VQVAE MONAI models & checkerboard artifacts: Week 8 & Week 9#

What I did this week#

We observed in our previous results that the Diffusion Model’s performance may depend on better and effective latents from VQVAE. After playing around with convolutional & residual components in the existing architecture that yielded unsatisfactory results, we decided to move to a more proven model on 3D MRIs. It is not necessary that a model that worked well on MNIST dataset would also deliver similarly on 3D MRI datasets, owing to the differences in complexity of the data distributions. Changing the convolutions to 3D filters alone clearly did not do the job.

MONAI is an open source organization for Machine Learning in Medical Imaging, it has repositories and tutorials for various high performing networks tested on multiple Medical Image datasets. We adopted the deep learning architecture for VQVAE from MONAI’s PyTorch implementation that was trained & tested on BRATS(400 data elements). The predominant difference is that the encoder & the decoder of VQVAE use Residual units differently than our existing setup. These Residual units are alternated between downsampling/upsampling convolutions in the encoder/decoder. Additionally, MONAI’s VectorQuantizer uses non-trainable embeddings with statistical updates(Laplace Smoothing) on them at every iteration.

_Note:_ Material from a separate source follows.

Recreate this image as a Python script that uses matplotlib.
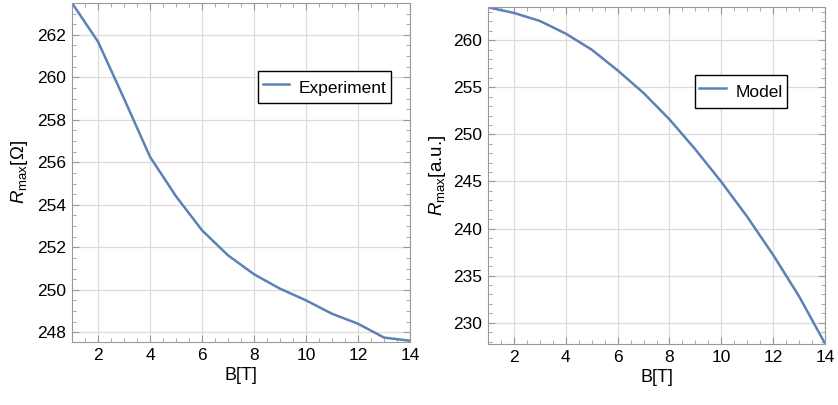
import numpy as np
import matplotlib
matplotlib.use('Agg')
import matplotlib.pyplot as plt
from matplotlib.ticker import MultipleLocator

plt.rcParams['font.family'] = ['Liberation Sans', 'DejaVu Sans']
plt.rcParams['mathtext.fontset'] = 'custom'
plt.rcParams['mathtext.rm'] = 'Liberation Sans'
plt.rcParams['mathtext.it'] = 'Liberation Sans:italic'

B = [1, 2, 3, 4, 5, 6, 7, 8, 9, 10, 11, 12, 13, 14]
r_experiment = [263.5, 261.68, 259.0, 256.26, 254.4, 252.8, 251.62, 250.73,
                250.05, 249.5, 248.87, 248.4, 247.75, 247.6]
r_model = [263.5, 262.9, 262.05, 260.7, 259.0, 256.8, 254.4, 251.6,
           248.4, 244.96, 241.25, 237.2, 232.8, 227.8]

line_color = '#5E81B5'
frame_color = '#999999'

fig = plt.figure(figsize=(8.38, 4.05), dpi=100)
ax1 = fig.add_axes([72/838, 1-342/405, 338/838, 339/405])
ax2 = fig.add_axes([488/838, 1-344/405, 337/838, 337/405])


def style(ax, ymajor, yminor):
    ax.xaxis.set_major_locator(MultipleLocator(2))
    ax.xaxis.set_minor_locator(MultipleLocator(0.5))
    ax.yaxis.set_major_locator(MultipleLocator(ymajor))
    ax.yaxis.set_minor_locator(MultipleLocator(yminor))
    ax.grid(True, which='major', color='#dcdcdc', linewidth=0.9)
    ax.set_axisbelow(True)
    ax.tick_params(which='both', direction='in', top=True, right=True,
                   color=frame_color, labelsize=12.5, pad=4.5)
    ax.tick_params(which='major', length=5)
    ax.tick_params(which='minor', length=3)
    for s in ax.spines.values():
        s.set_color(frame_color)
    ax.set_xlabel('B[T]', fontsize=13, labelpad=3)


def add_legend(ax, x, y):
    leg = ax.legend(loc='upper left', bbox_to_anchor=(x, y), fontsize=12.5,
                    fancybox=False, edgecolor='black', framealpha=1,
                    handlelength=1.55, handleheight=1.75, handletextpad=0.52,
                    borderpad=0.25, borderaxespad=0)
    leg.get_frame().set_linewidth(1.0)


ax1.plot(B, r_experiment, color=line_color, lw=1.8, label='Experiment')
ax1.set_xlim(1, 14)
ax1.set_ylim(247.54, 263.5)
style(ax1, 2, 0.5)
ax1.set_ylabel(r'$R_{\mathrm{max}}$[$\Omega$]', fontsize=13.5, labelpad=5)
add_legend(ax1, 0.551, 0.800)

ax2.plot(B, r_model, color=line_color, lw=1.8, label='Model')
ax2.set_xlim(1, 14)
ax2.set_ylim(227.74, 263.53)
style(ax2, 5, 1)
ax2.set_ylabel(r'$R_{\mathrm{max}}$[a.u.]', fontsize=13.5, labelpad=3)
add_legend(ax2, 0.614, 0.798)

fig.savefig('out.png', dpi=100)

I implemented MONAI’s VQVAE architecture in Tensorflow from scratch, excluding the VectorQuantizer. This architecture has 46.5M trainable parameters. The training objective is to minimize the sum of reconstruction & quantization loss - same training paradigm as our previous experiments. In addition, to address the checkerboard artifacts, I referred to the Sub-Pixel Convolution paper.

This paper proposes two methods to overcome the deconvolution overlap, a phenomenon that causes checkerboarded outputs in deconvolution/upsampling layers. These two methods are - Sub Pixel Convolution & NN Resize Convolution.

For an upsampling rate \(r\), Sub Pixel Convolution outputs \(3r^2\) output channels & later reshuffles channel dimension along spatial dimensions (upsamples them by \(r\) across each) resulting in 3(desired) output channels.

Whereas NN Resize performs interpolation on the kernel to upsample its size by \(r\) before carrying out convolution that outputs 3 channels. The former method relies on shuffling & the later method relies on nearest neighbor interpolation to obtain an upsampled output respectively.

Both methods have shown to perform better qualitatively in dealing with the checkerboards, on random initialization. The authors also go ahead and prove mathematically that with an efficient initialization, both methods prove to be equivalent. They call it the ICNR initialization - Initialization of Convolution with NN Resize.

I ran multiple experiments with batch_size=5,10,10(with ICNR). The training loss curves obtained are as follows, all of them trained on 1 GPU for 24hrs. We see that all of them converge except the last one(B=10 with ICNR).


The best training checkpoint has been used to reconstruct test images. Following images depict 2 such reconstructions in 2 rows, where 5 slices from each of these reconstructions have been displayed in columns.

The first one is for B=10, the best training checkpoint had training loss=0.0037. Compared to our previous VQVAE model, we see a better performance in capturing the brain outer structure. Moreover, we don’t see white blobs or artifacts as inner matter, rather some curvatures contributing to the inner microstructure of a human brain.


The second one is for B=10 with ICNR kernel initialization, the best training checkpoint had training loss=0.0067. Although, the test results do not look complete. I implemented ICNR through DIPY’s resize function to achieve NN resize equivalent output on the kernel filters. This initialization didn’t work as it was intended to, further proving that the training is yet to be converged.


The next & last image is for B=5, the best training checkpoint had training loss = 0.0031. By far the best one quantitatively as well as visually. The test loss for the below reconstructions is 0.0013. The superior performance of this batch size can be owed to the Batch Normalization(BN) layers in the architecture that calculate mean & average of the batch to perform normalization over all batch elements using these statistics. Having lesser batch size may contribute to least variation in the output of the layer & helps in achieving converging outputs faster. This explanation stems from the concept of Contrastive Learning, where BN layers are used as the source of implicit negative loss learners. Higher the batch size, more implicit negative samples to move away from. Whereas our objective is to minimize the reconstruction loss, having lesser batch size consequently may help in lesser variation.


What is coming up next week#

As the next step, I can focus on training the LDM(Latent Diffusion Model) from the best performing model from the above experiments.

Did I get stuck anywhere#

In both weeks, I had issues accessing resources & specifically multiple GPUs.